The Mayor of Bologna is getting ever more upset and het up about the iniquity of foreigners. For we all think there’s something called Spaghetti Bolognese and we will insist upon eating it. Even, going to Bologna to have a plate of the real thing only to find out that no one there in that food aware city would ever eat such an abomination unto Nuggan.
The difficulty being that sure, the Good People of Bologna do indeed make a rich meaty and tomatoey sauce to go on pasta. But they’re also au fait enough with good food to know that a rich sauce must go on a stronger pasta – tagliatelle say. And it’s not called Bolognese either, perhaps instead Ragu.

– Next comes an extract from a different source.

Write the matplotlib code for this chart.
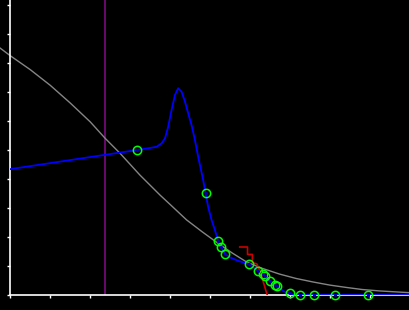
import matplotlib

matplotlib.use('Agg')
import matplotlib.pyplot as plt

# gray reference curve
gray_x = [-0.26, 0.0, 0.5, 1.0, 1.5, 2.0, 2.375, 2.75, 3.24, 3.75, 4.0, 4.41,
          4.8, 5.2, 5.55, 5.91, 6.3, 6.74, 7.15, 7.57, 8.0, 8.41, 8.8, 9.24,
          9.99]
gray_y = [8.52, 8.25, 7.77, 7.23, 6.62, 5.97, 5.40, 4.88, 4.14, 3.44, 3.12,
          2.59, 2.18, 1.78, 1.45, 1.14, 0.92, 0.72, 0.57, 0.45, 0.34, 0.26,
          0.19, 0.14, 0.08]

# blue fitted curve
blue_x = [0.0, 3.17, 3.45, 3.66, 3.785, 3.87, 3.95, 4.035, 4.12, 4.2, 4.285,
          4.37, 4.45, 4.535, 4.62, 4.70, 4.825, 4.885, 4.95, 5.035, 5.12, 5.2,
          5.27, 5.375, 5.49, 5.70, 5.97, 6.2, 6.375, 6.49, 6.67, 6.825, 7.01,
          7.24, 10.0]
blue_y = [4.34, 5.0, 5.06, 5.11, 5.23, 5.40, 5.80, 6.38, 6.90, 7.13, 7.01,
          6.67, 6.27, 5.86, 5.34, 4.77, 3.97, 3.51, 3.04, 2.59, 2.24, 1.86,
          1.66, 1.41, 1.30, 1.18, 1.06, 0.84, 0.66, 0.48, 0.30, 0.14, 0.03,
          0.0, 0.0]

# measured points
pts_x = [3.17, 4.885, 5.2, 5.26, 5.375, 5.97, 6.2, 6.325, 6.375, 6.49, 6.62,
         6.67, 7.01, 7.26, 7.6, 8.125, 8.95]
pts_y = [5.0, 3.51, 1.85, 1.67, 1.41, 1.06, 0.84, 0.71, 0.66, 0.48, 0.34,
         0.30, 0.06, 0.0, 0.0, 0.0, 0.0]

# red step/curve
red_x = [5.74, 5.935, 5.935, 6.055, 6.055, 6.17, 6.255, 6.33, 6.39, 6.43]
red_y = [1.655, 1.655, 1.40, 1.40, 1.12, 1.07, 0.79, 0.45, 0.17, 0.0]

marker_x = 2.375

fig = plt.figure(figsize=(4.1, 3.1), dpi=100, facecolor='black')
ax = fig.add_axes([10.3 / 410, 15 / 310, 1 - 10.3 / 410, 295 / 310])
ax.set_facecolor('black')

ax.axvline(marker_x, color='#7a0a80', lw=1.2, zorder=1)
ax.plot(gray_x, gray_y, color='#858585', lw=1.0, clip_on=False, zorder=2)
ax.plot(blue_x, blue_y, color='#0000ff', lw=1.3, zorder=3)
ax.plot(red_x, red_y, color='#cc0000', lw=1.2, zorder=3)
ax.plot(pts_x, pts_y, 'o', ms=6, mfc='none', mec='#00ff00', mew=1.1,
        clip_on=False, zorder=4)
ax.plot(pts_x, pts_y, 'o', ms=1.2, color='#0000aa', clip_on=False, zorder=4)

ax.set_xlim(0, 10)
ax.set_ylim(0, 295 / 29)
ax.set_xticks(range(0, 11))
ax.set_yticks(range(0, 11))
ax.set_xticklabels([])
ax.set_yticklabels([])
ax.tick_params(colors='white', length=2.5, width=1, direction='out')
for s in ['top', 'right']:
    ax.spines[s].set_visible(False)
for s in ['left', 'bottom']:
    ax.spines[s].set_color('white')
    ax.spines[s].set_linewidth(1.2)

plt.savefig('out.png', facecolor='black')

Grump grump and moan moan:
The mayor of Bologna is on a passionate crusade against spaghetti bolognese, condemning it as ‘fake news’. Despite it being famous the world over, Virginio Merola wants his northern Italian city to wash its hands of the dish. He said it ‘doesn’t exist’ and went as far as to call the pasta dish ‘fake news’.

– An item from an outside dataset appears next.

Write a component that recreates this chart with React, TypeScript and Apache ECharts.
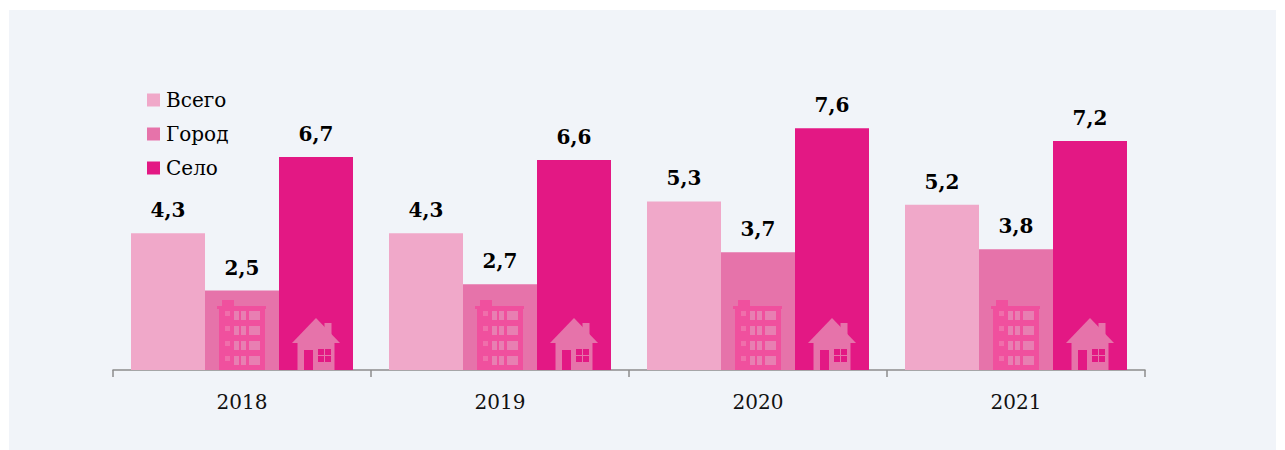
import React, { useEffect, useRef } from "react";
import * as echarts from "echarts";

const categories = ["2018", "2019", "2020", "2021"];
const seriesNames = ["Всего", "Город", "Село"];
const total = [4.3, 4.3, 5.3, 5.2];
const city = [2.5, 2.7, 3.7, 3.8];
const village = [6.7, 6.6, 7.6, 7.2];
const colors = ["#f0a8c9", "#e673aa", "#e31884"];
const FONT = "'DejaVu Serif', serif";
const BUILDING = "#f0509e";
const WIN_A = "#f06eab";
const WIN_B = "#e87fb2";
const HOUSE = "#e673aa";
const DOOR = "#e31884";

const rect = (x: number, y: number, w: number, h: number, fill: string) => ({
  type: "rect",
  shape: { x, y, width: w, height: h },
  style: { fill },
});

function renderIcons(_p: any, api: any) {
  const [cx, gy] = api.coord([api.value(0), 0]);
  const building: any[] = [
    rect(cx - 23, gy - 62, 46, 62, BUILDING),
    rect(cx - 25, gy - 64, 49, 3, BUILDING),
    rect(cx - 20, gy - 70, 12, 7, BUILDING),
  ];
  for (let r = 0; r < 4; r++) {
    const y = gy - 59 + r * 15;
    building.push(rect(cx - 17, y, 5, 5, WIN_A));
    building.push(rect(cx - 8, y, 5, 9, WIN_B));
    building.push(rect(cx - 1, y, 5, 9, WIN_B));
    building.push(rect(cx + 7, y, 11, 9, WIN_B));
  }
  const hx = cx + 74;
  const house: any[] = [
    rect(hx + 8.5, gy - 47, 7, 14, HOUSE),
    {
      type: "polygon",
      shape: { points: [[hx, gy - 52], [hx + 24, gy - 27], [hx - 24, gy - 27]] },
      style: { fill: HOUSE },
    },
    rect(hx - 18.5, gy - 27, 37, 27, HOUSE),
    rect(hx - 12, gy - 20, 9, 20, DOOR),
    rect(hx + 2, gy - 21, 6, 6, DOOR),
    rect(hx + 9, gy - 21, 6, 6, DOOR),
    rect(hx + 2, gy - 14, 6, 6, DOOR),
    rect(hx + 9, gy - 14, 6, 6, DOOR),
  ];
  return { type: "group", children: [...building, ...house] };
}

const barSeries = (name: string, data: number[], color: string) => ({
  type: "bar",
  name,
  data,
  barWidth: 74,
  barGap: 0,
  itemStyle: { color },
  label: {
    show: true,
    position: "top",
    distance: 13,
    fontFamily: FONT,
    fontWeight: "bold",
    fontSize: 20,
    color: "#000",
    formatter: (p: any) => String(p.value).replace(".", ","),
  },
});

export default function App() {
  const ref = useRef<HTMLDivElement>(null);
  useEffect(() => {
    document.body.style.margin = "0";
    const chart = echarts.init(ref.current!, null, { renderer: "svg" });
    chart.setOption({
      animation: false,
      grid: { left: 113, right: 140, top: 52, bottom: 80 },
      legend: {
        orient: "vertical",
        left: 142,
        top: 85,
        itemWidth: 13,
        itemHeight: 13,
        itemGap: 14,
        data: seriesNames.map((name) => ({ name, icon: "rect" })),
        textStyle: { fontFamily: FONT, fontSize: 20, color: "#000", padding: [0, 0, 0, 1] },
      },
      xAxis: {
        type: "category",
        data: categories,
        axisLine: { lineStyle: { color: "#8c8c8c", width: 1.5 } },
        axisTick: { show: true, length: 7, lineStyle: { color: "#8c8c8c", width: 1.5 } },
        axisLabel: { fontFamily: FONT, fontSize: 20, color: "#111", margin: 22 },
      },
      yAxis: { type: "value", min: 0, max: 10, show: false },
      series: [
        barSeries(seriesNames[0], total, colors[0]),
        barSeries(seriesNames[1], city, colors[1]),
        barSeries(seriesNames[2], village, colors[2]),
        {
          type: "custom",
          silent: true,
          clip: false,
          renderItem: renderIcons,
          encode: { x: 0, y: 1 },
          data: categories.map((c) => [c, 0]),
          z: 5,
        },
      ],
    });
    return () => chart.dispose();
  }, []);
  return (
    <div style={{ position: "relative", width: 1285, height: 450, background: "#fff" }}>
      <div style={{ position: "absolute", left: 9, top: 10, width: 1267, height: 440, background: "#f1f4f9" }} />
      <div ref={ref} style={{ position: "absolute", left: 0, top: 0, width: 1285, height: 450 }} />
    </div>
  );
}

The city does have some gastronomic feats to its name:
He told Italian broadcaster, RAI: ‘Spaghetti bolognese doesn’t actually exist, yet it’s famous the world over. ‘What we’d prefer the world to know is that Bologna invented tagliatelle, tortellini and lasagne.’

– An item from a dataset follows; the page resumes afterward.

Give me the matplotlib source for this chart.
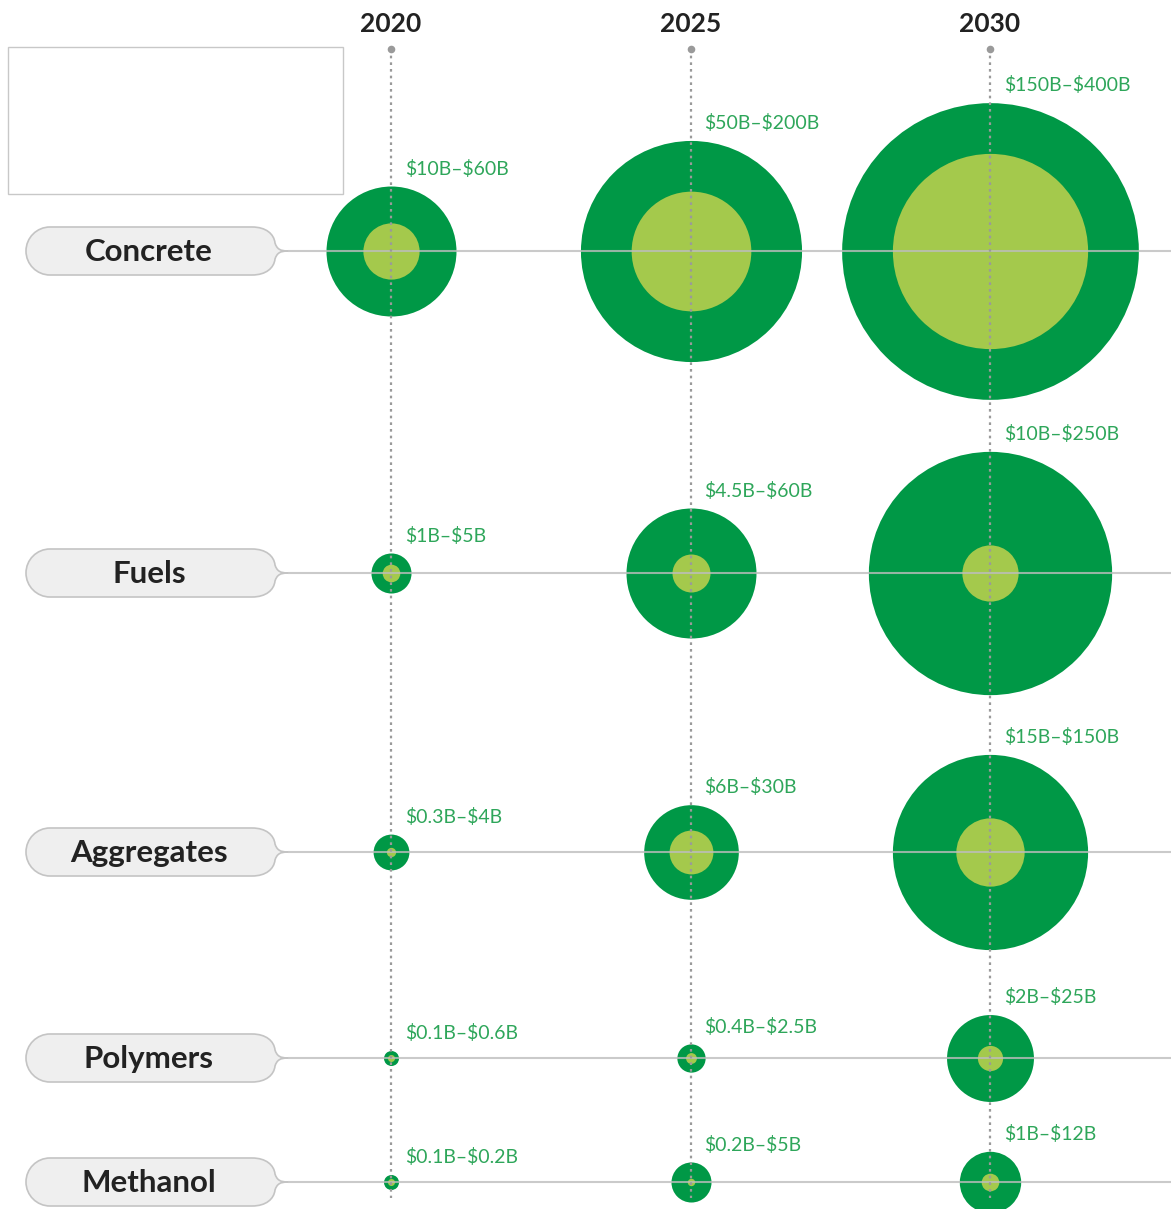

It’s not that the sauce is particularly wrong, nor the idea of having it on pasta. It’s the marriage of the wrong sauce with the wrong pasta. It’s as an Englishman looking on in wonder as someone puts mint sauce not horseradish with the beef. Just, you know, wrong:
To give an idea of the faux pas here, it’s like horseradish with roast lamb, yorkshire puddings with leg of pork, mint sauce on chicken. Just, you know, wrong, an abomination unto Nuggan. It’s like crimping your pasty along the top. And which fool, other than Pukka Pies, would ever do that?